Von Christiane Habermalz | 04.01.2015
    Eine Ein-Euro-Münze und einige Stapel von verschiedenen anderen Münzen
    Wieder einmal steht zur Debatte, ob Griechenland Teil der Eurozone bleiben soll. (picture-alliance / dpa / Tobias Hase)
    Dem "Spiegel"-Bericht zufolge seien Bundeskanzlerin Angela Merkel und Finanzminister Wolfgang Schäuble anders als noch vor ein paar Jahren zuversichtlich, dass der Euro das Ausscheiden Griechenlands aus der Währungsunion verkraften würde. Die Furcht vor einem Dominoeffekt, der auch andere Länder ergreifen könnte, sei mittlerweile weniger groß, da Portugal und Irland als saniert gelten und Zypern auf gutem Wege sei, seine Bankenkrise zu bewältigen.
    Sollte Griechenland sich nach den Wahlen vom Sparkurs verabschieden, sei ein Austritt in den Augen der Bundesregierung sogar "nahezu unausweichlich", so der Bericht. Dies wäre ein radikaler Kurswechsel: Bislang hatte Angela Merkel den Verbleib Griechenlands in der Eurozone immer als "alternativlos" dargestellt.
    Damit wächst drei Wochen vor der vorgezogenen Parlamentswahl in Athen der Druck auf die griechische Linkspartei Syriza. Deren Parteichef Alexis Tsipras führt derzeit bei den Umfragen, er hat angekündigt, den radikalen Sparkurs zu beenden und die Sozialleistungen zu verbessern, von Brüssel verlangt er einen weiteren Schuldenerlass:
    "Frau Merkel und Herr Schäuble tun so, als könnten sie nicht hören! Aber die Wahrheit wird sie einholen. Die Euro-Zone kann nicht ewig auf des Messers Schneide balancieren. Entweder sie streicht einen Großteil der Schulden, oder sie werden alle in den Abgrund stürzen."
    Unterstützung für seine Forderung erhielt Tsipras vom Wirtschaftswissenschaftler und Chef des Münchner Ifo-Instituts, Hans-Werner Sinn. Einen weiteren großen Schuldenschnitt bezeichnete er im Tagesspiegel als "folgerichtig". Das Land habe heute doppelt so viele Arbeitslose wie 2010, es sei unwahrscheinlich, dass es seine Schulden je zurückzahlen könne. Eine Rückkehr Griechenlands zur Drachme sei "bedenkenswert", über eine Währungsabwertung könnte das Land wieder wettbewerbsfähig werden. Den Euro sieht Sinn nicht in Gefahr.

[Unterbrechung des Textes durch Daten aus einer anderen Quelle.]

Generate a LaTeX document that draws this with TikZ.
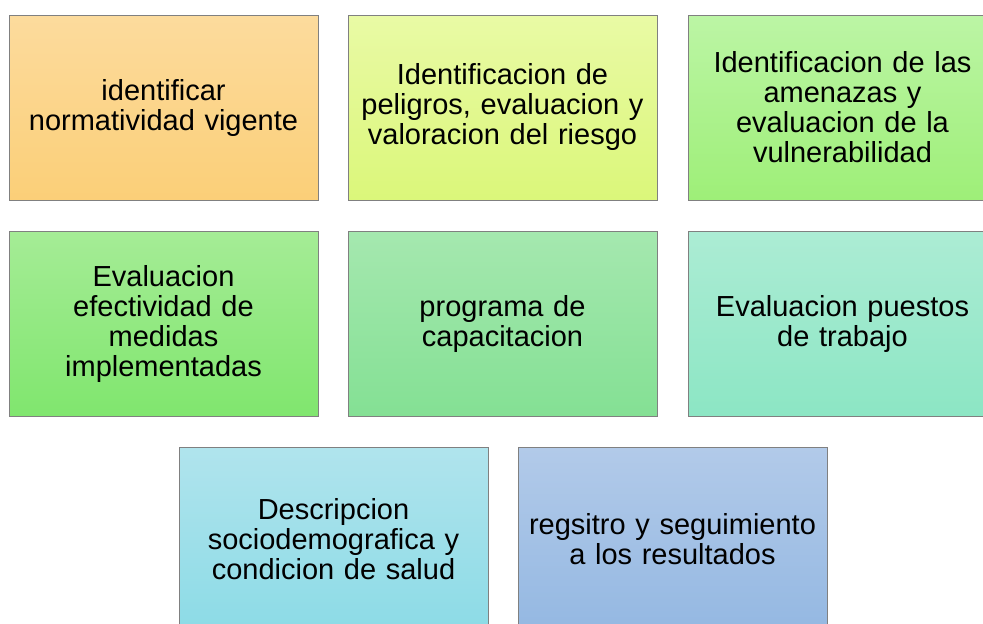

    Bofinger: "Hohe Risiken für die Stabilität des Euro-Raums"
    Dem widersprach der Ökonom Peter Bofinger heute in der "Welt am Sonntag": "Ein solcher Schritt wäre mit sehr hohen Risiken für die Stabilität des Euro-Raumes verbunden", sagte der Wirtschaftsweise. Damit würde möglicherweise ein "Geist aus der Flasche gelassen, der nur schwer beherrschbar wäre".
    In der Politik hatte sich bereits in den vergangenen Tagen der Ton gegenüber Griechenland verschärft. "Die Zeiten, in denen wir Griechenland retten mussten, sind vorbei. Es gibt kein Erpressungspotenzial mehr", sagte der stellvertretende Unionsfraktionschef Michael Fuchs mit Blick auf verbesserte Sicherungsmechanismen der Währungsgemeinschaft. Griechenland sei "nicht systemrelevant für den Euro".
    Auch SPD-Fraktionschef Thomas Oppermann warnte heute die Griechen in der "Welt am Sonntag" für den Fall, dass die Linkspartei Syriza gewählt werde: Es gebe keine Leistung ohne Gegenleistung, eine Abkehr vom Konsolidierungskurs wäre eine neue Geschäftsgrundlage.
    Griechenland wird seit 2010 mit Rettungsprogrammen in Höhe von 240 Milliarden Euro von EU, Europäischer Zentralbank und dem Internationalen Währungsfonds IWF über Wasser gehalten. Tsipras' Partei führt zwar in den Wähler-Umfragen, gleichzeitig sprachen sich jedoch drei Viertel der Befragten für einen Verbleib in der Euro-Zone aus.